Efforts in the United States to improve secondary education often focus on the size and structure of large schools. With the support from the Bill and Melinda Gates Foundation, the Annenberg Foundation and other nonprofit groups, the New York City school system has completed significant experimentation with small high schools in an effort to enhance secondary education. The Los Angeles Unified School District also has executed a plan to reorganize its high schools, creating smaller “learning clusters” in an effort to provide a more intimate and supportive learning environment.
American public schools continue to suffer shortages of teachers at the primary through high school levels, especially in mathematics, sciences, and special education. The National Academy of Sciences, the National Research Council, and the U.S. Department of Education have linked mathematics and science teacher shortfalls to overall quality of education and future economic and technological development. Some states, such as Arizona, have raised math and science requirements for high school students, further increasing demand for teachers in these subjects.
Employment Advantages
Teachers and other workers in the public education industry play a critical and influential role in the intellectual and social development of young people. They have the opportunity to enrich lives, provide opportunities, and motivate children to greater achievement.

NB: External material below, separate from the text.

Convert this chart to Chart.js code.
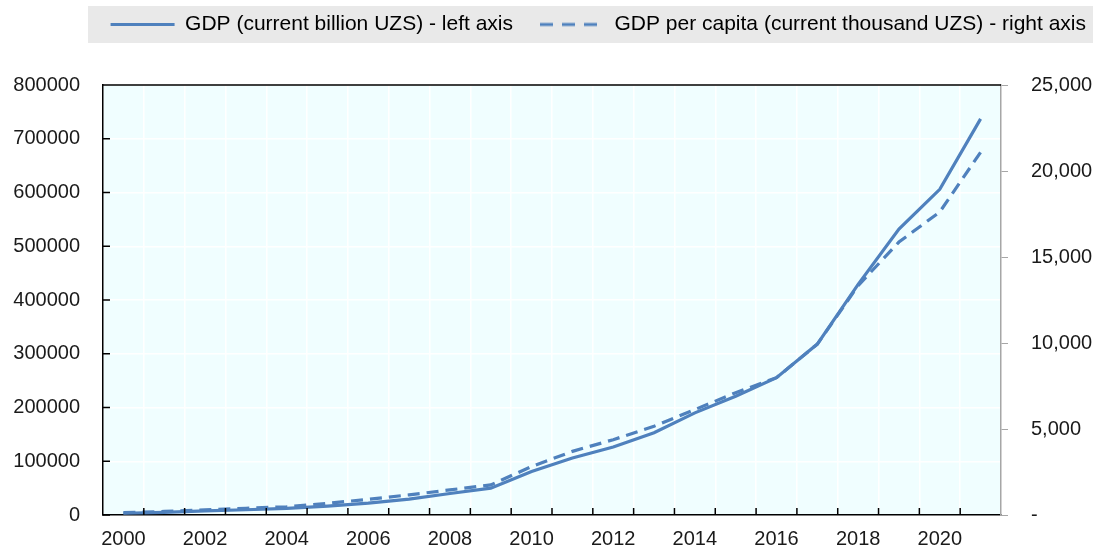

Among those subject areas that are most in demand are mathematics, sciences, special education, English as a second language, and foreign languages. All states require certification of teachers, while recruitment standards vary from one state to the other. Various schools offer professional development training and other staff-related programs to ensure efficiency of their staff.
Annual Earnings
The total revenue earned in the elementary and secondary public schools combined has increased in recent years. Between 2009–2010 and 2019–2020, public school revenue from federal, state, and local sources increased to $871 billion, according to a 2022 NCES report. Federal funding, the smallest source, increased to $66 billion; state funding increased to $414 billion; and local revenue increased to $390 billion. Revenue and its rate of increase also varies by state. According to a 2024 report from IBIS World, public school revenue was $982.5 billion in 2024.